Of course, I ate amazing food. More importantly, I saw the deep valuing of food in the Italian culture: taking time to eat, to be together, to nurture the body and spirit and soul. Eating just enough, and slowly. Enjoying each bite. Not rushing through oversized meals in the American way. I saw that schools also value food as a way of nurturing young people, educating both body and mind.

This extended to coffee-drinking. Tiny shots of expresso, or small cups of cappuchino. Not the bloated and bloating, sugar-drenched, over-sized Starbucks versions. (“Venti” – what an ugly usurpation of an Italian word!)

These experiences formed my own intercultural education. I had to figure out all the things that newcomers deal with: identifying food in supermarkets, navigating the bus system, getting lost, struggling to communicate with a rudimentary knowledge of the language (more on that in a future blog), and so much more. All of this gave me more empathy for and understanding of what new im/migrants contend with – with far fewer supports and a whole lot more trauma.
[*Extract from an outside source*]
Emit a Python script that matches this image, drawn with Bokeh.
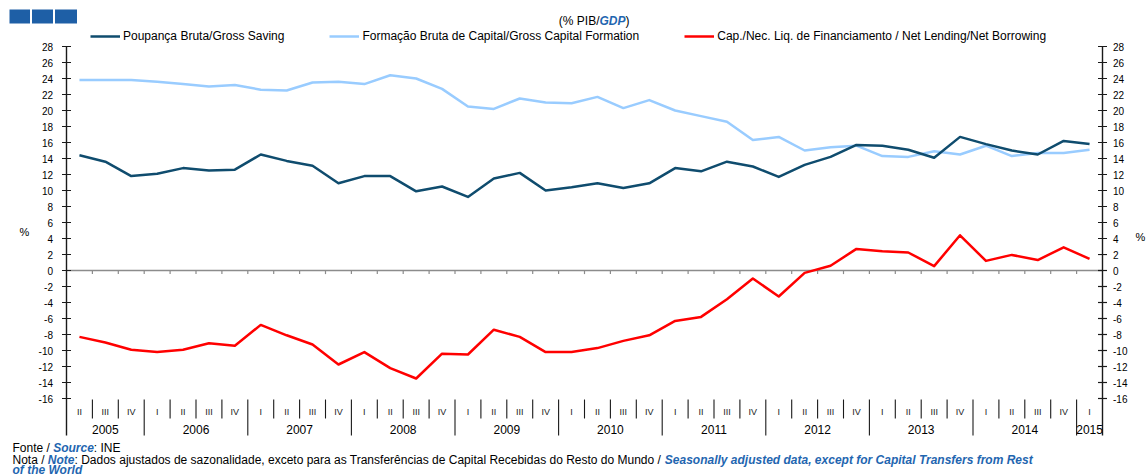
import numpy as np
from bokeh.plotting import figure
from bokeh.models import Range1d, Label, Legend, LegendItem, ColumnDataSource
from bokeh.core.properties import value
from bokeh.embed import file_html
from bokeh.resources import INLINE

# ---------------- data ----------------
periods = ["2005 II", "2005 III", "2005 IV",
           "2006 I", "2006 II", "2006 III", "2006 IV",
           "2007 I", "2007 II", "2007 III", "2007 IV",
           "2008 I", "2008 II", "2008 III", "2008 IV",
           "2009 I", "2009 II", "2009 III", "2009 IV",
           "2010 I", "2010 II", "2010 III", "2010 IV",
           "2011 I", "2011 II", "2011 III", "2011 IV",
           "2012 I", "2012 II", "2012 III", "2012 IV",
           "2013 I", "2013 II", "2013 III", "2013 IV",
           "2014 I", "2014 II", "2014 III", "2014 IV",
           "2015 I"]

gross_saving = [14.4, 13.6, 11.8, 12.1, 12.8, 12.5, 12.6, 14.5, 13.7, 13.1,
                10.9, 11.8, 11.8, 9.9, 10.5, 9.2, 11.5, 12.2, 10.0, 10.4,
                10.9, 10.3, 10.9, 12.8, 12.4, 13.6, 13.0, 11.7, 13.2, 14.2,
                15.7, 15.6, 15.1, 14.1, 16.7, 15.8, 15.0, 14.5, 16.2, 15.8]

gross_capital_formation = [23.8, 23.8, 23.8, 23.6, 23.3, 23.0, 23.2, 22.6, 22.5, 23.5,
                           23.6, 23.3, 24.4, 24.0, 22.7, 20.5, 20.2, 21.5, 21.0, 20.9,
                           21.7, 20.3, 21.3, 20.0, 19.3, 18.6, 16.3, 16.7, 15.0, 15.4,
                           15.6, 14.3, 14.2, 14.9, 14.5, 15.6, 14.3, 14.7, 14.7, 15.1]

net_lending = [-8.3, -9.0, -9.9, -10.2, -9.9, -9.1, -9.4, -6.8, -8.1, -9.25,
               -11.75, -10.2, -12.2, -13.5, -10.4, -10.5, -7.4, -8.3, -10.2, -10.2,
               -9.7, -8.8, -8.1, -6.3, -5.8, -3.6, -1.0, -3.25, -0.3, 0.6,
               2.7, 2.4, 2.25, 0.55, 4.4, 1.2, 1.95, 1.3, 2.9, 1.45]

y_ticks = [-16, -14, -12, -10, -8, -6, -4, -2, 0, 2, 4, 6, 8, 10, 12, 14,
           16, 18, 20, 22, 24, 26, 28]

series_labels = ["Poupança Bruta/Gross Saving",
                 "Formação Bruta de Capital/Gross Capital Formation",
                 "Cap./Nec. Liq. de Financiamento / Net Lending/Net Borrowing"]

# ---------------- styling / geometry ----------------
FONT = "Liberation Sans"
C_GS = "#0f4c6e"
C_GCF = "#99ccff"
C_NL = "#ff0000"
C_BLUE = "#1f66b0"
C_SQ = "#1e5fa6"
C_AX = "#1a1a1a"

W, H = 1148, 476
N = len(periods)
PX_L, PX_R = 66.0, 1102.0      # plot-area left/right (px)
PX_TOP, PX_PER_UNIT = 46.0, 8.0  # y=28 at 46px, 8px per unit
CAT_W = (PX_R - PX_L) / N
Y_TOP = 28

def dx(ix):
    return (ix - PX_L) / CAT_W

def dy(iy):
    return Y_TOP - (iy - PX_TOP) / PX_PER_UNIT

AR = {' ': 278, '!': 278, '%': 889, '(': 333, ')': 333, ',': 278, '-': 333, '.': 278,
      '/': 278, ':': 278, 'A': 667, 'B': 667, 'C': 722, 'D': 722, 'E': 667, 'F': 611,
      'G': 778, 'H': 722, 'I': 278, 'J': 500, 'K': 667, 'L': 556, 'M': 833, 'N': 722,
      'O': 778, 'P': 667, 'Q': 778, 'R': 722, 'S': 667, 'T': 611, 'U': 722, 'V': 667,
      'W': 944, 'X': 667, 'Y': 667, 'Z': 611, 'a': 556, 'b': 556, 'c': 500, 'd': 556,
      'e': 556, 'f': 278, 'g': 556, 'h': 556, 'i': 222, 'j': 222, 'k': 500, 'l': 222,
      'm': 833, 'n': 556, 'o': 556, 'p': 556, 'q': 556, 'r': 333, 's': 500, 't': 278,
      'u': 556, 'v': 500, 'w': 722, 'x': 500, 'y': 500, 'z': 500, 'ç': 500, 'ã': 556,
      'ê': 556, 'í': 278}
ARB = dict(AR)
ARB.update({':': 333, 'A': 722, 'B': 722, 'R': 722, 'b': 611, 'c': 556, 'd': 611,
            'f': 333, 'g': 611, 'h': 611, 'i': 278, 'j': 278, 'k': 556, 'l': 278,
            'm': 889, 'n': 611, 'o': 611, 'p': 611, 'q': 611, 'r': 389, 's': 556,
            't': 333, 'u': 611, 'v': 556, 'w': 778, 'x': 556, 'y': 556})

def tw(s, size, bold=False):
    tab = ARB if bold else AR
    return sum(tab.get(c, 556) for c in s) / 1000.0 * size

# ---------------- figure (frame = whole canvas) ----------------
p = figure(width=W, height=H,
           x_range=Range1d(dx(0), dx(W)), y_range=Range1d(dy(H), dy(0)),
           x_axis_type=None, y_axis_type=None, toolbar_location=None,
           output_backend="svg", min_border=0, outline_line_color=None,
           background_fill_color="white", border_fill_color="white")

xs = [i + 0.5 for i in range(N)]
quarter_lbl = [s.split()[1] for s in periods]
year_lbl = [s.split()[0] for s in periods]
bounds = list(range(1, N))
y_bottom = dy(435)

# zero line + downward ticks at quarter boundaries
p.segment(x0=[0], y0=[0], x1=[N], y1=[0], line_color="#8c8c8c", line_width=1.6)
p.segment(x0=bounds, y0=[0] * len(bounds), x1=bounds, y1=[-0.45] * len(bounds),
          line_color="#8c8c8c", line_width=1.2)

# value axes (left and right): lines, crossing ticks, labels
p.segment(x0=[0, N], y0=[Y_TOP, Y_TOP], x1=[0, N], y1=[y_bottom, y_bottom],
          line_color=C_AX, line_width=1.4)
nt = len(y_ticks)
p.segment(x0=[dx(61.5)] * nt, y0=y_ticks, x1=[dx(70.5)] * nt, y1=y_ticks,
          line_color=C_AX, line_width=1.2)
p.segment(x0=[dx(1097.5)] * nt, y0=y_ticks, x1=[dx(1106.5)] * nt, y1=y_ticks,
          line_color=C_AX, line_width=1.2)
tick_txt = [str(t) for t in y_ticks]
p.text(x=[dx(52.5)] * nt, y=y_ticks, text=tick_txt, text_align="right",
       text_baseline="middle", text_font=value(FONT), text_font_size=value("10px"),
       text_color="#000000")
p.text(x=[dx(1112.5)] * nt, y=y_ticks, text=tick_txt, text_align="left",
       text_baseline="middle", text_font=value(FONT), text_font_size=value("10px"),
       text_color="#000000")

# series
src = ColumnDataSource(dict(x=xs, gs=gross_saving, gcf=gross_capital_formation, nl=net_lending))
r_gcf = p.line("x", "gcf", source=src, line_color=C_GCF, line_width=2.5, line_join="round")
r_gs = p.line("x", "gs", source=src, line_color=C_GS, line_width=2.5, line_join="round")
r_nl = p.line("x", "nl", source=src, line_color=C_NL, line_width=2.5, line_join="round")

# category axis: quarter labels, year labels, separators
q_sep = [b for b in bounds if year_lbl[b] == year_lbl[b - 1]]
y_sep = [b for b in bounds if year_lbl[b] != year_lbl[b - 1]]
p.segment(x0=q_sep, y0=[dy(399)] * len(q_sep), x1=q_sep, y1=[dy(418)] * len(q_sep),
          line_color=C_AX, line_width=1.1)
p.segment(x0=y_sep, y0=[dy(399)] * len(y_sep), x1=y_sep, y1=[y_bottom] * len(y_sep),
          line_color=C_AX, line_width=1.1)
p.text(x=xs, y=[dy(411.5)] * N, text=quarter_lbl, text_align="center",
       text_baseline="middle", text_font=value(FONT), text_font_size=value("9px"),
       text_color="#222222")
yrs = []
for y in year_lbl:
    if y not in yrs:
        yrs.append(y)
yr_x = [float(np.mean([xs[i] for i in range(N) if year_lbl[i] == y])) for y in yrs]
p.text(x=yr_x, y=[dy(429)] * len(yrs), text=yrs, text_align="center",
       text_baseline="middle", text_font=value(FONT), text_font_size=value("12px"),
       text_color="#000000")

# legend (inside the full-canvas frame, above the plot area)
LEG_H = 14
legend = Legend(items=[LegendItem(label=series_labels[0], renderers=[r_gs]),
                       LegendItem(label=series_labels[1], renderers=[r_gcf]),
                       LegendItem(label=series_labels[2], renderers=[r_nl])],
                orientation="horizontal", location=(90, H - 36 - LEG_H / 2),
                padding=0, margin=0, spacing=45, glyph_width=30, glyph_height=LEG_H,
                label_height=LEG_H, label_standoff=3, label_text_font=FONT,
                label_text_font_size="12px", label_text_color="#000000",
                border_line_color=None, background_fill_alpha=0)
p.add_layout(legend)

# multi-style text
def chain(pieces, ix, iy, size=12):
    x = ix
    for txt, blue in pieces:
        p.add_layout(Label(x=dx(x), y=dy(iy), text=txt, text_font=FONT,
                           text_font_size=f"{size}px",
                           text_font_style="bold italic" if blue else "normal",
                           text_color=C_BLUE if blue else "#000000",
                           text_align="left", text_baseline="middle"))
        x += tw(txt, size, blue)

xg = 599
p.add_layout(Label(x=dx(xg), y=dy(20.5), text="(% PIB/", text_font=FONT,
                   text_font_size="12px", text_color="#000000", text_align="right",
                   text_baseline="middle"))
chain([("GDP", True), (")", False)], xg, 20.5)

for ix, iy in ((24, 231), (1140, 236)):
    p.add_layout(Label(x=dx(ix), y=dy(iy), text="%", text_font=FONT, text_font_size="11px",
                       text_color="#000000", text_align="center", text_baseline="middle"))

chain([("Fonte / ", False), ("Source", True), (":  INE", False)], 12, 447.5)
chain([("Nota / ", False), ("Note", True),
       (": Dados ajustados de sazonalidade, exceto para as Transferências de Capital "
        "Recebidas do Resto do Mundo / ", False),
       ("Seasonally adjusted data, except for Capital Transfers from Rest", True)], 12, 459.5)
chain([("of the World", True)], 12, 469.5)

# three blue squares, top-left
sq_l = [dx(9), dx(31.5), dx(54.5)]
sq_r = [dx(29.5), dx(52.5), dx(76.5)]
p.quad(left=sq_l, right=sq_r, top=[dy(9)] * 3, bottom=[dy(23)] * 3,
       fill_color=C_SQ, line_color=None)

open("out.html", "w").write(file_html(p, INLINE))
I did indulge in some “tourist” experiences as well, through day trips to Venice, Florence, Bologna, the foothills of the Alps, and Bassano del Grappa. In the latter, I experienced the beauty of this land and learned more about its terrible history under Fascism.

Memorial to victims of the massacre of 48 young men, victims of Fascism in 1944.
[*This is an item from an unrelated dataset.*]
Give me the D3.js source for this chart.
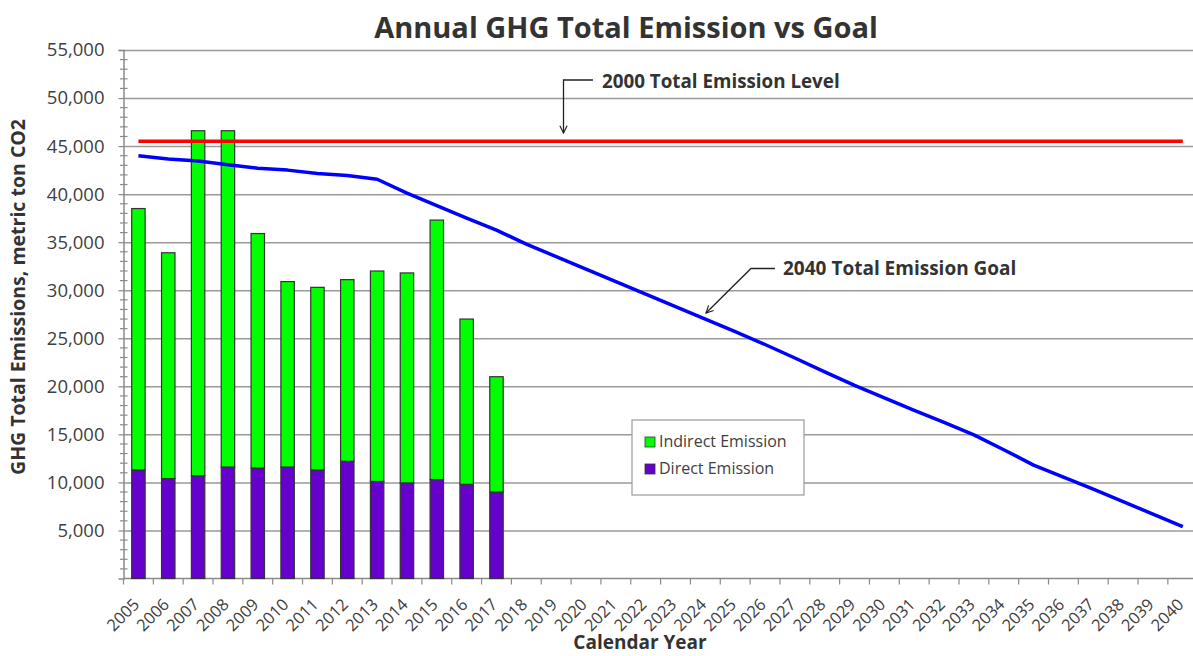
<!DOCTYPE html>
<html>
<head>
<meta charset="utf-8">
<script src="https://cdn.jsdelivr.net/npm/d3@7"></script>
<style>
  body { margin: 0; background: #fff; }
  text { font-family: "Open Sans", sans-serif; }
</style>
</head>
<body>
<div id="chart"></div>
<script>
const width = 1193;
const height = 656;

// data
const years = d3.range(2005, 2041).map(String);
const barYears = d3.range(2005, 2018).map(String);
const directEmission = [11300, 10400, 10700, 11600, 11500, 11600, 11300, 12200, 10100, 9950, 10300, 9800, 9000];
const indirectEmission = [27200, 23500, 35900, 35000, 24400, 19300, 19000, 18900, 21900, 21850, 27000, 17200, 12000];
const goal2040 = [44000, 43650, 43450, 43050, 42700, 42500, 42150, 41950, 41550, 40100,
  38800, 37500, 36250, 34800, 33500, 32200, 30900, 29600, 28300, 27000,
  25700, 24350, 22950, 21500, 20100, 18800, 17500, 16250, 14950, 13400,
  11800, 10550, 9300, 8000, 6700, 5400];
const level2000 = 45500;
const yTicks = d3.range(5000, 55001, 5000);

const margin = { left: 123.5, top: 50 };
const plotW = 1074.2;
const plotH = 528.5;

const svg = d3.select("#chart")
  .append("svg")
  .attr("width", width)
  .attr("height", height);

const x = d3.scaleBand()
  .domain(years)
  .range([margin.left, margin.left + plotW]);

const y = d3.scaleLinear()
  .domain([0, 55000])
  .range([margin.top + plotH, margin.top]);

const bw = x.bandwidth();
const barW = bw * 0.45;

// gridlines
svg.append("g")
  .attr("transform", `translate(${margin.left},0)`)
  .call(d3.axisLeft(y).tickValues(yTicks).tickSize(-plotW).tickFormat(""))
  .call(g => g.select(".domain").remove())
  .call(g => g.selectAll("line").attr("stroke", "#9a9a9a").attr("stroke-width", 1.5));

// minor y ticks (cross the axis)
svg.append("g")
  .selectAll("line")
  .data(d3.range(1000, 55000, 1000).filter(v => v % 5000 !== 0))
  .join("line")
  .attr("x1", margin.left - 3.5)
  .attr("x2", margin.left + 4)
  .attr("y1", d => y(d))
  .attr("y2", d => y(d))
  .attr("stroke", "#8a8a8a")
  .attr("stroke-width", 1.2);

// y axis
svg.append("g")
  .attr("transform", `translate(${margin.left},0)`)
  .call(d3.axisLeft(y).tickValues(yTicks).tickSize(5).tickPadding(14).tickFormat(d3.format(",")))
  .call(g => g.select(".domain").attr("stroke", "#8a8a8a").attr("stroke-width", 1.5))
  .call(g => g.selectAll(".tick line").attr("stroke", "#8a8a8a").attr("stroke-width", 1.2))
  .call(g => g.selectAll("text")
    .attr("font-family", "'Open Sans', sans-serif")
    .attr("font-size", 18.5)
    .attr("fill", "#404040"));

// x axis
const xAxis = svg.append("g")
  .attr("transform", `translate(0,${margin.top + plotH})`);

xAxis.append("line")
  .attr("x1", margin.left)
  .attr("x2", margin.left + plotW)
  .attr("stroke", "#8a8a8a")
  .attr("stroke-width", 1.5);

xAxis.selectAll(".xtick")
  .data(years)
  .join("line")
  .attr("class", "xtick")
  .attr("x1", d => x(d))
  .attr("x2", d => x(d))
  .attr("y1", 0)
  .attr("y2", 6)
  .attr("stroke", "#8a8a8a")
  .attr("stroke-width", 1.2);

xAxis.selectAll(".xlabel")
  .data(years)
  .join("text")
  .attr("class", "xlabel")
  .attr("transform", d => `translate(${x(d) + bw / 2 + 2},${27}) rotate(-45)`)
  .attr("text-anchor", "end")
  .attr("font-size", 16.5)
  .attr("fill", "#404040")
  .text(d => d);

// stacked bars
const stackData = barYears.map((yr, i) => ({ year: yr, direct: directEmission[i], indirect: indirectEmission[i] }));
const series = d3.stack().keys(["direct", "indirect"])(stackData);
const barColor = { direct: "#6600cc", indirect: "#00ff00" };

svg.append("g")
  .selectAll("g")
  .data(series)
  .join("g")
  .attr("fill", d => barColor[d.key])
  .selectAll("rect")
  .data(d => d)
  .join("rect")
  .attr("x", d => x(d.data.year) + (bw - barW) / 2)
  .attr("y", d => y(d[1]))
  .attr("width", barW)
  .attr("height", d => y(d[0]) - y(d[1]))
  .attr("stroke", "#333")
  .attr("stroke-width", 1.2);

// 2000 level line
svg.append("line")
  .attr("x1", x(years[0]) + bw / 2)
  .attr("x2", x(years[years.length - 1]) + bw / 2)
  .attr("y1", y(level2000))
  .attr("y2", y(level2000))
  .attr("stroke", "#ff0000")
  .attr("stroke-width", 3.5);

// goal line
svg.append("path")
  .datum(goal2040)
  .attr("fill", "none")
  .attr("stroke", "#0000ff")
  .attr("stroke-width", 3.5)
  .attr("stroke-linejoin", "round")
  .attr("d", d3.line().x((d, i) => x(years[i]) + bw / 2).y(d => y(d)));

// title
svg.append("text")
  .attr("x", 626)
  .attr("y", 38)
  .attr("text-anchor", "middle")
  .attr("font-size", 29)
  .attr("font-weight", "bold")
  .attr("fill", "#333")
  .text("Annual GHG Total Emission vs Goal");

// axis titles
svg.append("text")
  .attr("transform", "translate(25,297) rotate(-90)")
  .attr("text-anchor", "middle")
  .attr("font-size", 19.5)
  .attr("font-weight", "bold")
  .attr("fill", "#333")
  .text("GHG Total Emissions, metric ton CO2");

svg.append("text")
  .attr("x", 640)
  .attr("y", 649)
  .attr("text-anchor", "middle")
  .attr("font-size", 19)
  .attr("font-weight", "bold")
  .attr("fill", "#333")
  .text("Calendar Year");

// legend
const legend = svg.append("g").attr("transform", "translate(632,420)");
legend.append("rect")
  .attr("width", 172)
  .attr("height", 75)
  .attr("fill", "#fff")
  .attr("stroke", "#9a9a9a")
  .attr("stroke-width", 1.2);

const legendItems = [
  { label: "Indirect Emission", color: barColor.indirect },
  { label: "Direct Emission", color: barColor.direct }
];
const li = legend.selectAll(".li")
  .data(legendItems)
  .join("g")
  .attr("class", "li")
  .attr("transform", (d, i) => `translate(13,${17 + i * 27})`);
li.append("rect")
  .attr("width", 10)
  .attr("height", 10)
  .attr("fill", d => d.color)
  .attr("stroke", "#333")
  .attr("stroke-width", 0.8);
li.append("text")
  .attr("x", 14)
  .attr("y", 10)
  .attr("font-size", 16)
  .attr("fill", "#404040")
  .text(d => d.label);

// annotations
svg.append("defs").append("marker")
  .attr("id", "arrow")
  .attr("viewBox", "0 0 10 10")
  .attr("refX", 9)
  .attr("refY", 5)
  .attr("markerWidth", 9)
  .attr("markerHeight", 9)
  .attr("markerUnits", "userSpaceOnUse")
  .attr("orient", "auto")
  .append("path")
  .attr("d", "M1,1 L9,5 L1,9")
  .attr("fill", "none")
  .attr("stroke", "#222")
  .attr("stroke-width", 1.3);

svg.append("path")
  .attr("d", "M593,80 L563.5,80 L563.5,133")
  .attr("fill", "none")
  .attr("stroke", "#222")
  .attr("stroke-width", 1.3)
  .attr("marker-end", "url(#arrow)");

svg.append("text")
  .attr("x", 602)
  .attr("y", 88)
  .attr("font-size", 18.8)
  .attr("font-weight", "bold")
  .attr("fill", "#333")
  .text("2000 Total Emission Level");

svg.append("path")
  .attr("d", "M775,268.5 L751,268.5 L706,313")
  .attr("fill", "none")
  .attr("stroke", "#222")
  .attr("stroke-width", 1.3)
  .attr("marker-end", "url(#arrow)");

svg.append("text")
  .attr("x", 783)
  .attr("y", 274.5)
  .attr("font-size", 19)
  .attr("font-weight", "bold")
  .attr("fill", "#333")
  .text("2040 Total Emission Goal");
</script>
</body>
</html>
Street dedicated to these young martyrs

Fermente intercultural

In all of this, I hope I fulfilled the Fulbright mission. My own understanding of the world expanded. I came away with a deep sense of appreciation for people all around the world who are doing work like the good-hearted people I met in Padova: facing similar challenges as they try to reframe “diversity” from a problem into possibilities, and address the very real inequities and injustices that abound in different-yet-similar forms around the world.

My aim in this blog is to share just a little of what I have learned with interested readers, and to preserve a summary of the experiences for myself.  I hope I have fairly, if only very briefly, represented all the people and organizations I got to know.  

Importantly, my collaboration with the people I met in Padova is not finished. In many ways, it’s just beginning. It takes a long time to  forge cross-cultural understandings, and I only scratched the surface in my six weeks there. Luca Agostinetti described this work as “fermente intercultural.”  Intercultural exchanges are like good wine: they take a long time to come to fruition. They require continuous attention (as in the “metodo clasico” of prosecco-production, in which wine bottles have to be turned twice a day for many years).

Wine cellar stacked with a million bottles of wine.

At the last winery we visited on our tour, the owners opened a 35-year-old bottle of prosecco for us. We toasted each other in a cellar surrounded by a million bottles of wine, all fermenting, awaiting their time to be savored and appreciated in the world.

Celebratory uncorking of a 1987 bottle of prosecco.